Halloween home decorations: Making these with your children will be frightfully good fun

The spooky season is upon us, and this year we’re collectively getting into the spirit by making our own decorations. 

Hobbycraft reports that sales of DIY Halloween decorations are up by 330 per cent on last year. 

‘Halloween is always a popular time for our customers, but our products are selling very fast this year,’ says Katherine Paterson, customer director at the shop. She adds that key trends include pumpkin crafts, DIY wreaths and Halloween trees. 

Creepy creations: Children can get involved in making Halloween decorations for the home

This year, we are looking to decorate everything from porches to staircases, says Meredithe Stuart-Smith, founder of party suppliers Meri Meri, where sales are being driven by garlands and hanging backdrops. 

And it’s a great time to get the children involved; it will keep them entertained for a few hours and can make Halloween more meaningful, too. 

‘As a child, my holidays were often spent doing sewing projects with my grandmother,’ says Priya Velusami, founder of upcycled fashion brand Pri Pri.

‘I still remember that buzz and excitement of creating something usable from scraps. 

‘Now I’m a mum, I’m enjoying repeating some of those projects with my two sons.’


‘Halloween biscuits are easy, and great fun for the whole family to make together,’ says Wendy Miranda from Lakeland.

‘They’re also a delicious home-baked alternative to shop-bought sweeties.’ Meredithe Stuart-Smith agrees, but says that if you can’t keep your children’s attention for long enough during the bake itself, use the decorating of their creations to keep them captivated. 

‘I love getting the children involved in decorating afterwards, and our cupcake and cake toppers turn the simplest home-baked cakes into photo-worthy creations in seconds.’ 

Try Meri Meri pumpkin patch cupcake kit (£11.50) and ­Lakeland’s cat cookie cutters (£1.99). 


‘We love thinking of creative ways to make Halloween an exciting, spooky season they will never forget,’ says Hannah Robinson, product designer at t­oucanBox, a children’s activity magazine. 

It has a fun ghost project made out of an old milk bottle. ‘Take a cleaned-out plastic milk bottle, cut a hole at the back, big enough to slip in a battery-powered tea light, then use a marker pen to draw a ghost face on the front. 

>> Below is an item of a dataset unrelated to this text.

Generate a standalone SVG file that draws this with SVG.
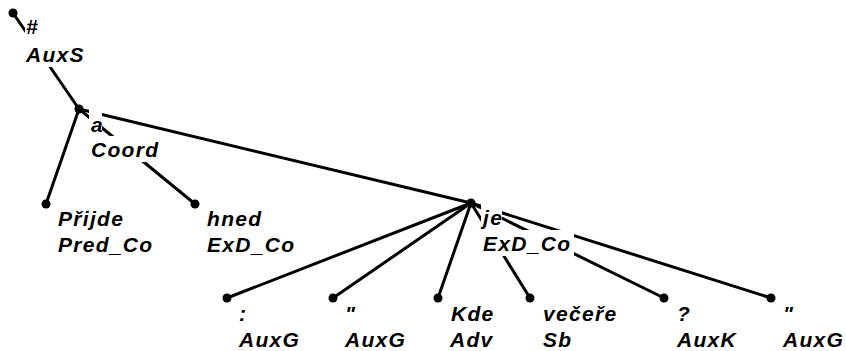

Searches for 'Halloween wreath' increased by 58 per cent on last month

Searches for ‘Halloween wreath’ increased by 58 per cent on last month

‘When you turn the light on inside, the spooky face lights up. You can try different milk bottle sizes and expressions.’

Priya Velusami suggests making treat bags from offcuts of felt. 

‘It’s not only a fun activity, but also lovely to see the children so proud of their creations or designs.’ 

To make a felt bag, you’ll need two equal-sized square pieces of felt and a length of ribbon. 

Decorate one square with beads or drawings, using fabric pens, then place the other square on top of it. Sew around the two sides and bottom, and then turn it inside out, so the design is on the outside. 

Sew a loop of ribbon on the inside at the top of both sides to form the handles. ‘And then you’re ready to go trick or treating,’ says Velusami. 


Tempt your children out for a walk with the promise of crafting with their f­oraged finds. 

Hobbycraft says that searches for ‘twig trees’ have increased by 80 per cent since the start of the month — and it’s easy to make your own, just get a large branch, paint it white and anchor it in a pot. 

‘The branches can then be decorated with DIY Halloween ornaments — our blank decorations are available from £1 and come in bat, ghost and pumpkin shapes and can be transformed with your choice of paints and embellishments,’ says Paterson. 

Similarly, searches for ‘Halloween wreath’ increased by 58 per cent on last month, according to the shop, which sells premade ones, as well as bases to make your own. 

Florists Blooming Haus advise making your own from scratch by covering a wreath base, on the sides and the top, with leafy foliage. 

‘Next, lay on small bunches of fruits or flowers and wrap with wire. Keep layering in the same direction, then secure your wire and hang.’ 

If you have spare leaves left over, let the children paint them black and, once dry, use a white marker to draw little bat faces on them. Then you can string them up to make a batty garland.


And it wouldn’t be Halloween without a pumpkin somewhere in the mix. 

Try your local pumpkin farm for the best selection (and a fun day out), or Waitrose, which has a good range, including white ‘ghost’ varieties (£3). 

With the help of a pumpkin scooper (£3), let your children spoon out all the seeds and gauge out eyes, before putting a candle inside and placing on the doorstep. 

For a longer-lasting version, save up spare newspaper and watch Hobbycraft’s papier mache pumpkin tutorial, or try one of its punch-needle pumpkins.